You Don't Need a Developer to Launch Your App Idea Anymore
A new generation of AI-powered app builders has made it possible for founders with no technical background to ship a real, working product in an afternoon.

For most of the internet's history, building an app meant one of two things: learning to code, or paying someone who had. Both cost time and money that early-stage founders rarely had in abundance. That barrier has collapsed. A crop of AI-powered app builders now lets anyone with a clear idea and a keyboard ship something real, fast.
These tools are not all created equal, and picking the wrong one wastes the time you were trying to save. Here are five worth knowing about.
Lovable
Lovable is arguably the most talked-about AI app builder right now, and for good reason. You describe the app you want in plain language, and it generates a complete, deployable full-stack product — React frontend, Supabase database, authentication, the lot. The output is real, editable code that syncs to GitHub, which means you are not locked into a proprietary system you cannot escape later.
Real builders have used it to produce genuine commercial products. One founder with no coding background built a women's safety app called Plinq that reached 10,000 users and $456,000 in annual recurring revenue within months of launch. A marketing team at AppDirect rebuilt their entire website in under a month, saving an estimated $80,000 against what a traditional agency would have charged.
The starting plan is $20 a month. The main complaints from real users are hitting message limits on lower tiers and the AI occasionally breaking things when asked to make complex changes. Both are manageable if you know what to expect going in.
Base44
Base44 is the newer arrival that caught the industry's attention fast enough that Wix acquired it for $80 million just six months after launch. It works on the same principle as Lovable — describe your app, watch it get built — but it is more self-contained. The database, hosting, authentication, and analytics are all built in, with no need to wire up external services.
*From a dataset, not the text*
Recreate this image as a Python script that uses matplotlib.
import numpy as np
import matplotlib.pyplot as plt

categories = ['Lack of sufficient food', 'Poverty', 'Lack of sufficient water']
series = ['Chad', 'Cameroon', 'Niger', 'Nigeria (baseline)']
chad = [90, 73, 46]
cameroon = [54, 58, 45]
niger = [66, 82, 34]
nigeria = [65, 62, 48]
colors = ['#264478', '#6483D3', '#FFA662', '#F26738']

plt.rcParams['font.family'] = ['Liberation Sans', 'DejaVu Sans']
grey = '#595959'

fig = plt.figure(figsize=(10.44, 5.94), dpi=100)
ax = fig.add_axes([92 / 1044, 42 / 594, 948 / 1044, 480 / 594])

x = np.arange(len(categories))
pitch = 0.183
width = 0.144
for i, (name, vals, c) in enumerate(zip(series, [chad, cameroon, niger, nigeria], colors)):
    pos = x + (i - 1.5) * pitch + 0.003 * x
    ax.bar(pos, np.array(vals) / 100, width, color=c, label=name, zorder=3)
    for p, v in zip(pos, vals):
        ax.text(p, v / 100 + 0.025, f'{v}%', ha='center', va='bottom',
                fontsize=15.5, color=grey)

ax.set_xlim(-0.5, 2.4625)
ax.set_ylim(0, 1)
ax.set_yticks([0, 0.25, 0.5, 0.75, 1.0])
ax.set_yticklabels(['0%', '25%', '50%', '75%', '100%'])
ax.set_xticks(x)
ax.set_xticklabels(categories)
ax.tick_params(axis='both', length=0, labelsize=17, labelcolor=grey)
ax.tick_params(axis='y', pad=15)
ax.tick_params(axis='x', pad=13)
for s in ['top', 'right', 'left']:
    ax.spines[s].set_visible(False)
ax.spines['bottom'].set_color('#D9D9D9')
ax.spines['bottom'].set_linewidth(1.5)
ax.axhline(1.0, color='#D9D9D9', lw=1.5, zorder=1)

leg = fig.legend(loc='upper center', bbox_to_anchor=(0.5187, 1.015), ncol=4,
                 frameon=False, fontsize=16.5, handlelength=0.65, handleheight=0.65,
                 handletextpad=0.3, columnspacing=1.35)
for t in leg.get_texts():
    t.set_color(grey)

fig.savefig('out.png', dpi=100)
For founders who want the fewest moving parts, that is a meaningful distinction.
The platform includes a Discuss Mode that lets you brainstorm and refine with the AI without touching your live app, which is a genuinely useful feature when you are still working out the logic of something. It also selects the best available AI model for your build automatically, or lets you switch manually.
Worth noting: a security vulnerability was discovered and patched within 24 hours in mid-2025, which speaks well of the response but is worth knowing about. GitHub export was still in beta at time of writing, and like Lovable, the credit-based pricing catches some users off guard when iterating heavily.
Bubble
Bubble has been around since 2012 and has over 7 million applications launched on its platform. It is a fundamentally different kind of tool from the newer AI-first builders — visual rather than conversational, and built for founders who need deep workflow control rather than the fastest path to a first prototype.
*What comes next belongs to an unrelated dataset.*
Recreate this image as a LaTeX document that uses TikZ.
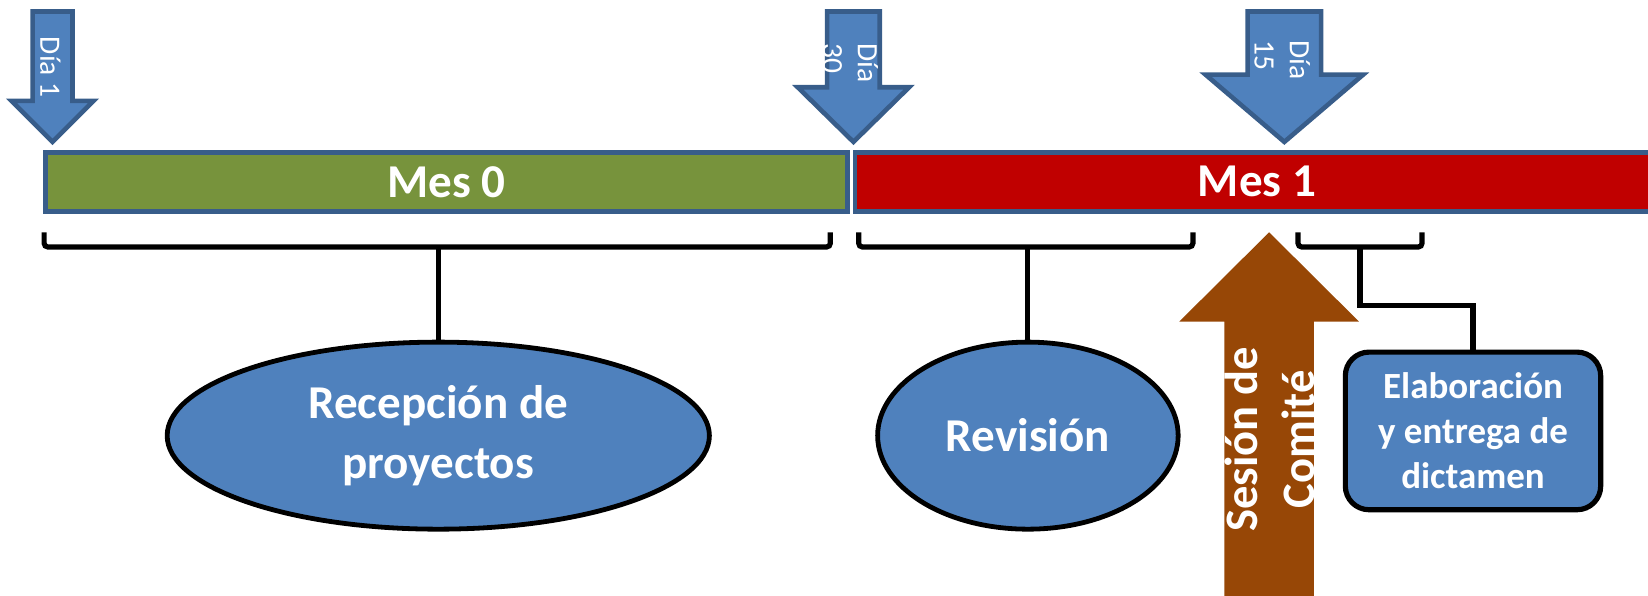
\documentclass[tikz,border=0pt]{standalone}
\usepackage{fontspec}
\setmainfont{Carlito}
\usepackage{xcolor}
\usepackage{tikz}
\usetikzlibrary{shapes.geometric}

\definecolor{dayblue}{RGB}{79,129,189}
\definecolor{dayedge}{RGB}{56,93,138}
\definecolor{monthgreen}{RGB}{119,147,60}
\definecolor{monthred}{RGB}{192,0,0}
\definecolor{sessionbrown}{RGB}{151,71,6}

\begin{document}
\begin{tikzpicture}[x=0.02cm, y=-0.02cm,
        dayarrow/.style={fill=dayblue, draw=dayedge, line width=2.5pt},
        daytext/.style={text=white, rotate=-90, align=left, inner sep=0pt, font=\fontsize{16}{19}\selectfont},
        month/.style={draw=dayedge, line width=2.5pt, minimum height=1.12cm, inner sep=0pt, text=white, font=\fontsize{25.5}{30}\selectfont\bfseries},
        bracket/.style={draw=black, line width=2.8pt, rounded corners=2pt},
        oval/.style={ellipse, draw=black, line width=2.6pt, fill=dayblue, minimum height=3.56cm, inner sep=0pt, text=white, align=center, font=\fontsize{25.5}{32}\selectfont\bfseries}]
        \useasboundingbox (0,0) rectangle (1568,567);
        \clip (0,0) rectangle (1568,567);

        \coordinate (B1l) at (42,221);
        \coordinate (B1r) at (790,221);
        \coordinate (B1) at (417,235);

        \coordinate (B2l) at (817,221);
        \coordinate (B2r) at (1135,221);
        \coordinate (B2) at (978,235);

        \coordinate (B3l) at (1235,221);
        \coordinate (B3r) at (1353,221);
        \coordinate (B3) at (1294,235);
        \coordinate (B3k) at (1294,291);

        \filldraw[dayarrow] (31,11) -- (69,11) -- (69,96) -- (89,96) -- (50,135) -- (11,96) -- (31,96) -- cycle;
        \filldraw[dayarrow] (787,11) -- (837,11) -- (837,83) -- (865,83) -- (812,135) -- (759,83) -- (787,83) -- cycle;
        \filldraw[dayarrow] (1187,11) -- (1257,11) -- (1257,71) -- (1297,71) -- (1222,135) -- (1147,71) -- (1187,71) -- cycle;
        \node[daytext] (dia1) at (48,64) {Día 1};
        \node[daytext] (dia30) at (809,60) {Día\\30};
        \node[daytext] (dia15) at (1220,57) {Día\\15};

        \node[month, fill=monthgreen, minimum width=15.26cm] (mes0) at (425,173) {Mes 0};
        \node[month, fill=monthred, minimum width=15.3cm] (mes1) at (1196,173) {Mes 1};

        \fill[sessionbrown] (1165,580) -- (1165,306) -- (1122,306) -- (1207.5,221) -- (1293,306) -- (1250,306) -- (1250,580) -- cycle;
        \node[text=white, rotate=90, align=center, inner sep=0pt, font=\fontsize{25.2}{30.7}\selectfont\bfseries] (sesion) at (1208,418) {Sesión de\\Comité};

        \node[oval, minimum width=10.32cm] (recepcion) at (417,414.5) {Recepción de\\proyectos};
        \node[oval, minimum width=5.72cm] (revision) at (978,414.5) {Revisión};
        \node[draw=black, line width=2.8pt, fill=dayblue, rounded corners=0.45cm, minimum width=4.86cm, minimum height=3cm, inner sep=0pt, text=white, align=center, font=\fontsize{20}{24.3}\selectfont\bfseries] (dictamen) at (1401.5,410) {Elaboración\\y entrega de\\dictamen};

        \draw[bracket] (B1l) -- (B1l |- B1) -- (B1r |- B1) -- (B1r);
        \draw[bracket] (B2l) -- (B2l |- B2) -- (B2r |- B2) -- (B2r);
        \draw[bracket] (B3l) -- (B3l |- B3) -- (B3r |- B3) -- (B3r);
        \draw[line width=2.8pt] (B1) -- (recepcion.north);
        \draw[line width=2.8pt] (B2) -- (revision.north);
        \draw[line width=2.8pt] (B3) -- (B3k) -| (dictamen.north);
    \end{tikzpicture}
\end{document}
Complex multi-step logic, conditional branching, role-based user access, and fully customisable dashboards are all areas where Bubble outperforms newer tools. If you are building a SaaS product where the business logic is intricate and needs to be transparent and editable without involving a developer, Bubble's visual workflow builder is still the most capable option on the market.
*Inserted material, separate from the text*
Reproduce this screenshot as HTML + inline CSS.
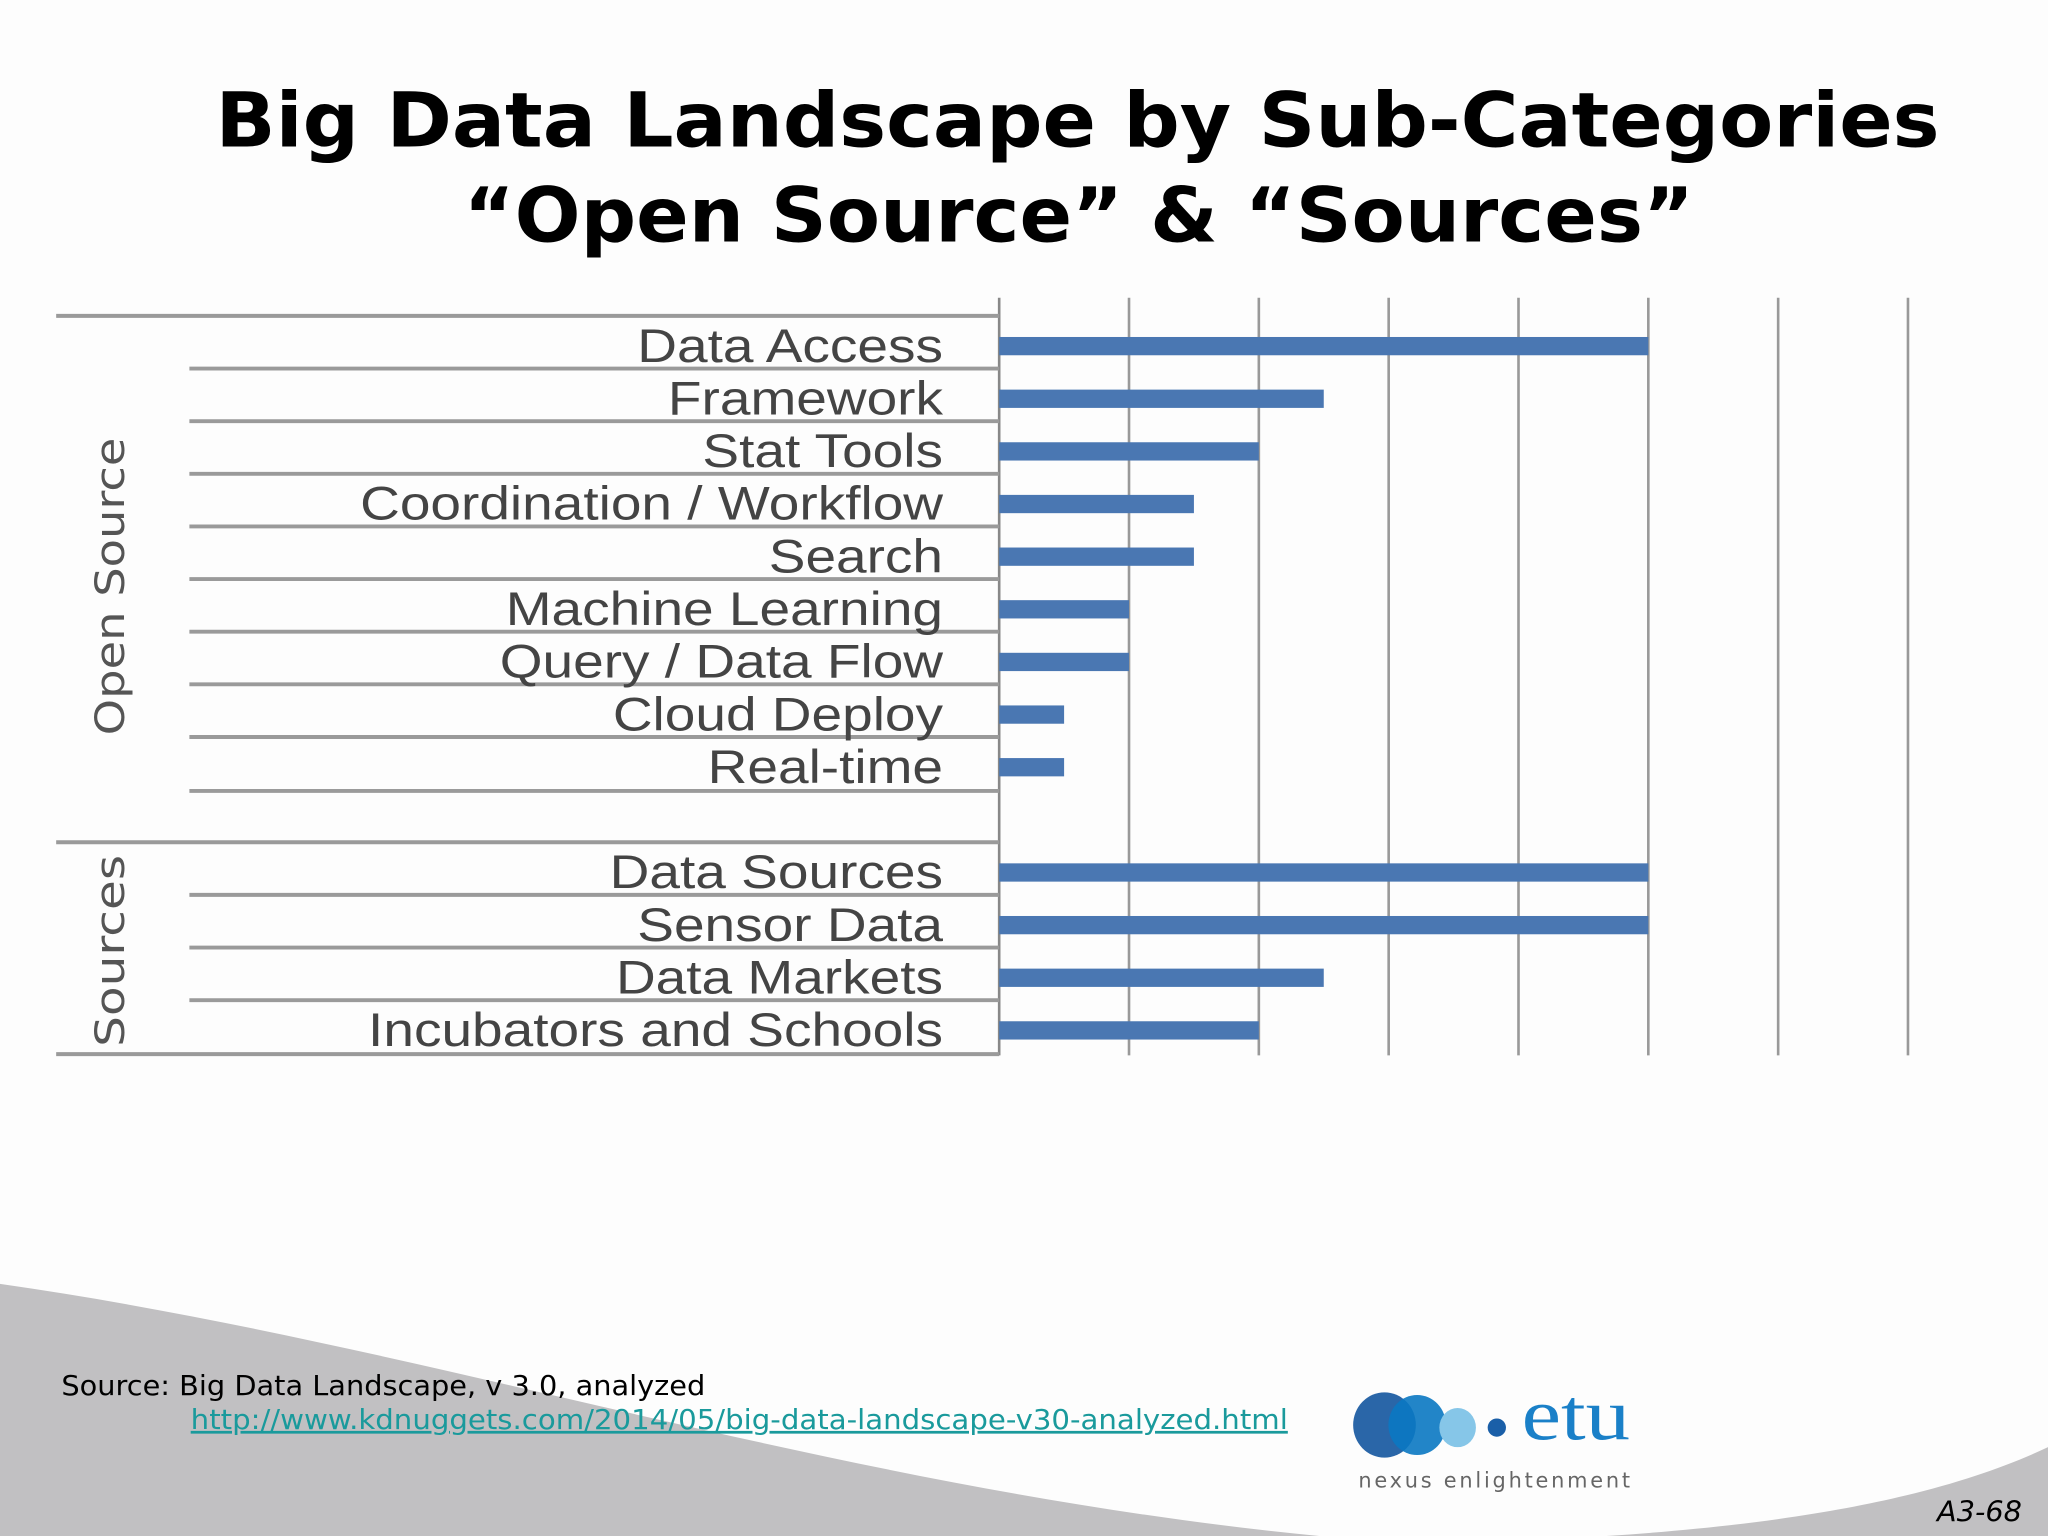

The trade-off is time. Getting fluent with Bubble takes weeks, sometimes months. It rewards patience and punishes impatience. If you know exactly what you are building and it is complex, it is the right call. If you are still figuring out what you are building, start somewhere else.
Softr
Softr sits in a different lane from the others. It is purpose-built for teams that already have their data in Airtable or Google Sheets and want to build a customer-facing app or internal tool on top of it without rebuilding their data structure from scratch.
E-commerce storefronts, client portals, member directories, booking systems — Softr handles all of these well, with templates that cover most standard use cases. Checkout and payment flows are handled natively. For product-based businesses or small teams managing operations through spreadsheets, it removes a significant amount of friction.
It will not take you far if your product requires custom logic or a database built from the ground up, but within its lane it is fast, reliable, and cheap to get started with.
Glide
Glide takes a similar spreadsheet-first approach to Softr but leans toward operational tools for service businesses. Booking systems, inventory management, internal dashboards — Glide takes the data structure you already work with and builds a clean, functional interface around it.
The key advantage is familiarity. Your team does not have to learn a new system or migrate data anywhere. The spreadsheet stays where it is, and Glide builds an app layer on top of it. For small businesses paying for off-the-shelf software that does not quite fit their workflow, Glide is often a faster and cheaper alternative.